## Objective
Please retype the records below exactly, leaving out any pictures.

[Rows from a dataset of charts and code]

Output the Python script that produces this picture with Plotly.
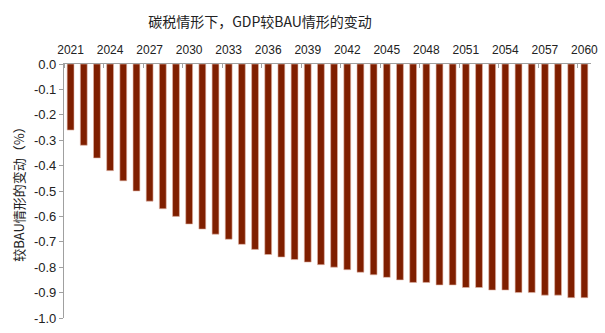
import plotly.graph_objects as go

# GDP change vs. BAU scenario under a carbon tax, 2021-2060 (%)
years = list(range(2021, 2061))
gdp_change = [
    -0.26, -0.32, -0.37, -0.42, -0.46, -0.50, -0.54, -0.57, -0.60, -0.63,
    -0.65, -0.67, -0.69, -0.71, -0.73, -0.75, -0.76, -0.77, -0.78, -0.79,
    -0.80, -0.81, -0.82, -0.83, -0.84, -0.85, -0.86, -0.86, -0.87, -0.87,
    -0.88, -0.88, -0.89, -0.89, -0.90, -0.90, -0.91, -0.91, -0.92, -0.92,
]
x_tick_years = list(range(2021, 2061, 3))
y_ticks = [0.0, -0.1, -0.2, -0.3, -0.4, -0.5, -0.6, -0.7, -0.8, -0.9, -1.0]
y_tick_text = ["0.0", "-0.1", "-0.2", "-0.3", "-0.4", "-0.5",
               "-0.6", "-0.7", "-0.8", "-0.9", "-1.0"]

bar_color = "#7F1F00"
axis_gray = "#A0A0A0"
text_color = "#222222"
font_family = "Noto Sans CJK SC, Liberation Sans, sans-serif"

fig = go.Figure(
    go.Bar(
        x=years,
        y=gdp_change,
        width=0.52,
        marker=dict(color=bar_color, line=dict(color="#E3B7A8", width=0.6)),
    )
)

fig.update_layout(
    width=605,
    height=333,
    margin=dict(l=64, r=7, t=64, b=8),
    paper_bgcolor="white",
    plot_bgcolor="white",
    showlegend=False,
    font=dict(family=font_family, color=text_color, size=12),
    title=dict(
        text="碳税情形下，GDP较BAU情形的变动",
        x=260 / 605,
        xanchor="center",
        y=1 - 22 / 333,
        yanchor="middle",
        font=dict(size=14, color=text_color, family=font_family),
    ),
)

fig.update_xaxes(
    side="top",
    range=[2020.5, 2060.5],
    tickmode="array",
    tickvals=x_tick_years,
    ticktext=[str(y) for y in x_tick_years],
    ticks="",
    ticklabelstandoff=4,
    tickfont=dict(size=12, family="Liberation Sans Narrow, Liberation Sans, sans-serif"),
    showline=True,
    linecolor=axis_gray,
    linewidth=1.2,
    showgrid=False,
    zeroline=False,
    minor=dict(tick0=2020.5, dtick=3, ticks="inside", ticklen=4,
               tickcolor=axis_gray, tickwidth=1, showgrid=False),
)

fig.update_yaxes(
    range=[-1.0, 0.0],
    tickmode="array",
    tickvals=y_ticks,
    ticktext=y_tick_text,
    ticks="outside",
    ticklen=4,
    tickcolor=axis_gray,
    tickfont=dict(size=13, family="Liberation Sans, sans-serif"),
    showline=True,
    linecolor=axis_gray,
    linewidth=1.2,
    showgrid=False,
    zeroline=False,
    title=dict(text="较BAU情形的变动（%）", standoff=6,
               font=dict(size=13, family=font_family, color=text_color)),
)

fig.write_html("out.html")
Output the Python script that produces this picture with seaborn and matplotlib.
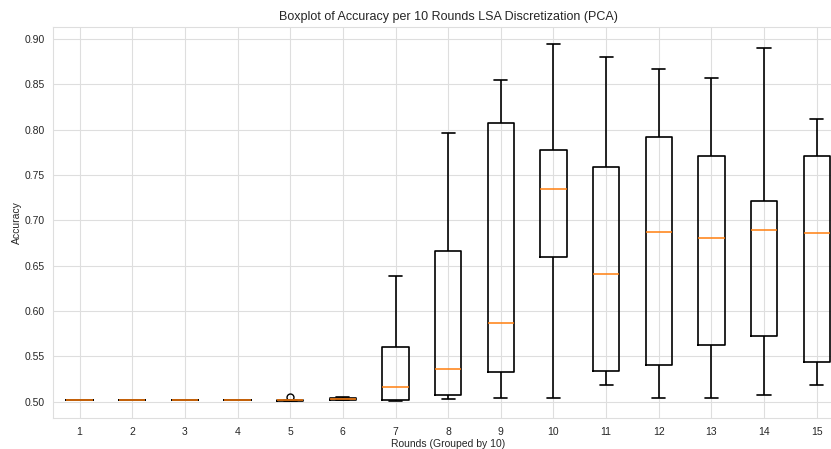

## Answer to the exercise
Output the Python script that produces this picture with Plotly.
import plotly.graph_objects as go

# GDP change vs. BAU scenario under a carbon tax, 2021-2060 (%)
years = list(range(2021, 2061))
gdp_change = [
    -0.26, -0.32, -0.37, -0.42, -0.46, -0.50, -0.54, -0.57, -0.60, -0.63,
    -0.65, -0.67, -0.69, -0.71, -0.73, -0.75, -0.76, -0.77, -0.78, -0.79,
    -0.80, -0.81, -0.82, -0.83, -0.84, -0.85, -0.86, -0.86, -0.87, -0.87,
    -0.88, -0.88, -0.89, -0.89, -0.90, -0.90, -0.91, -0.91, -0.92, -0.92,
]
x_tick_years = list(range(2021, 2061, 3))
y_ticks = [0.0, -0.1, -0.2, -0.3, -0.4, -0.5, -0.6, -0.7, -0.8, -0.9, -1.0]
y_tick_text = ["0.0", "-0.1", "-0.2", "-0.3", "-0.4", "-0.5",
               "-0.6", "-0.7", "-0.8", "-0.9", "-1.0"]

bar_color = "#7F1F00"
axis_gray = "#A0A0A0"
text_color = "#222222"
font_family = "Noto Sans CJK SC, Liberation Sans, sans-serif"

fig = go.Figure(
    go.Bar(
        x=years,
        y=gdp_change,
        width=0.52,
        marker=dict(color=bar_color, line=dict(color="#E3B7A8", width=0.6)),
    )
)

fig.update_layout(
    width=605,
    height=333,
    margin=dict(l=64, r=7, t=64, b=8),
    paper_bgcolor="white",
    plot_bgcolor="white",
    showlegend=False,
    font=dict(family=font_family, color=text_color, size=12),
    title=dict(
        text="碳税情形下，GDP较BAU情形的变动",
        x=260 / 605,
        xanchor="center",
        y=1 - 22 / 333,
        yanchor="middle",
        font=dict(size=14, color=text_color, family=font_family),
    ),
)

fig.update_xaxes(
    side="top",
    range=[2020.5, 2060.5],
    tickmode="array",
    tickvals=x_tick_years,
    ticktext=[str(y) for y in x_tick_years],
    ticks="",
    ticklabelstandoff=4,
    tickfont=dict(size=12, family="Liberation Sans Narrow, Liberation Sans, sans-serif"),
    showline=True,
    linecolor=axis_gray,
    linewidth=1.2,
    showgrid=False,
    zeroline=False,
    minor=dict(tick0=2020.5, dtick=3, ticks="inside", ticklen=4,
               tickcolor=axis_gray, tickwidth=1, showgrid=False),
)

fig.update_yaxes(
    range=[-1.0, 0.0],
    tickmode="array",
    tickvals=y_ticks,
    ticktext=y_tick_text,
    ticks="outside",
    ticklen=4,
    tickcolor=axis_gray,
    tickfont=dict(size=13, family="Liberation Sans, sans-serif"),
    showline=True,
    linecolor=axis_gray,
    linewidth=1.2,
    showgrid=False,
    zeroline=False,
    title=dict(text="较BAU情形的变动（%）", standoff=6,
               font=dict(size=13, family=font_family, color=text_color)),
)

fig.write_html("out.html")
Output the Python script that produces this picture with seaborn and matplotlib.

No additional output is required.